The bureau offices now span Washington DC, extending north of Massachusetts Avenue (NOMA). Hackett compared the physical expansion of the CFPB to the diaspora – the spreading of the Jews from Israel to locations spanning the globe. “The people in supervision are sitting in an office over Farragut Square; enforcement is near the White House on Pennsylvania Avenue, and everybody else who is supposed to be keeping those people on the right track are halfway across town. On a bad day it’s a 40 minute commute on the Red Line.”

Hackett described his time at the CFPB as constantly “reacting to and preparing for incoming fire from the hill.” To illustrate, he said an Internet search of “CFPB and testimony” would yield more than 300 hits and 15 pages – all testimony about auto finance, whistle blowers, and discrimination against employees at the bureau. “In the Dodd Frank Act, the bureau requires a report on every other page, half of which require congress. So there is a whole lot of time spent by people in cubicles over by NOMA preparing required reports about what really can’t be talked about in public.”

Since Hackett’s time at the CFPB, he stated that five of the six assistant directors in his division have changed. Hackett described four of the new directors as having the ideal background for the job. “They are people who have worked in the industry for a very long time and understand that you have to make some money or you aren’t going to be able to deliver vehicles to American consumers. And that’s not wrong.”
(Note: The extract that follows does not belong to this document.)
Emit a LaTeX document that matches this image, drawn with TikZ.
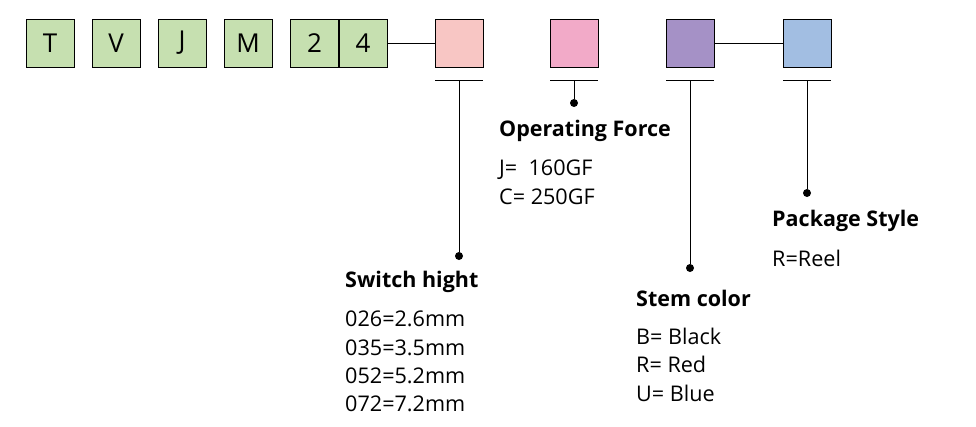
\documentclass[tikz,border=0pt]{standalone}
\usepackage{fontspec}
\setmainfont{Open Sans}
\begin{document}
\begin{tikzpicture}[x=1pt,y=-1pt,
 lt/.style={draw=black,fill=gbox,minimum width=48pt,minimum height=48pt,inner sep=0pt,font=\fontsize{26}{26}\selectfont,line width=0.8pt},
 cb/.style={draw=black,minimum width=48pt,minimum height=48pt,inner sep=0pt,line width=0.8pt},
 hd/.style={anchor=west,font=\bfseries\fontsize{21.5}{22}\selectfont,inner sep=0pt},
 tx/.style={anchor=north west,font=\fontsize{21.6}{28.3}\selectfont,inner sep=0pt,align=left},
 dot/.style={circle,fill=black,inner sep=0pt,minimum size=8pt}]
\definecolor{gbox}{HTML}{C6E0B0}
\useasboundingbox (0,0) rectangle (976,426);
\node[lt] (t) at (50,43) {T};
\node[lt] (v) at (116,43) {V};
\node[lt] (j) at (182,43) {J};
\node[lt] (m) at (248,43) {M};
\node[lt] (n2) at (314.5,43) {2};
\node[lt] (n4) at (363,43) {4};
\node[cb,fill={rgb,255:red,248;green,198;blue,196}] (b1) at (459,43) {};
\node[cb,fill={rgb,255:red,242;green,170;blue,200}] (b2) at (574,43) {};
\node[cb,fill={rgb,255:red,165;green,145;blue,198}] (b3) at (690,43) {};
\node[cb,fill={rgb,255:red,162;green,190;blue,226}] (b4) at (807,43) {};
\draw[line width=0.8pt] (n4.east) -- (b1.west);
\draw[line width=0.8pt] (b3.east) -- (b4.west);
\foreach \x/\y/\n in {459/256/d1,574/103/d2,690/268/d3,807/193/d4}{
  \coordinate (l\n) at (\x-24,80);
  \coordinate (r\n) at (\x+24,80);
  \coordinate (m\n) at (\x,80);
  \draw[line width=0.8pt] (l\n) -- (r\n);
  \node[dot] (\n) at (\x,\y) {};
  \draw[line width=0.5pt] (m\n) -- (\n);
}
\node[hd] (h2) at (499,131) {Operating Force};
\node[tx] (t2) at (499,160) {J=\ \ 160GF\\C= 250GF};
\node[hd] (h4) at (772,221) {Package Style};
\node[tx] (t4) at (772,250) {R=Reel};
\node[hd] (h1) at (345,282) {Switch hight};
\node[tx] (t1) at (345,311) {026=2.6mm\\035=3.5mm\\052=5.2mm\\072=7.2mm};
\node[hd] (h3) at (636,298) {Stem color};
\node[tx] (t3) at (636,328) {B= Black\\R= Red\\U= Blue};
\end{tikzpicture}
\end{document}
Ideally, treating customers fairly and doing business in an honest, ethical manner should be the goal for all businesses and is the case for most. Despite his concerns and uncertainty of the regulatory environment, Hackett closed on a positive note. “If you think about what the bureau’s story is, it is an additional motivation to do something that we want to do anyway. You have my weather report; now please don’t shoot the weatherman!”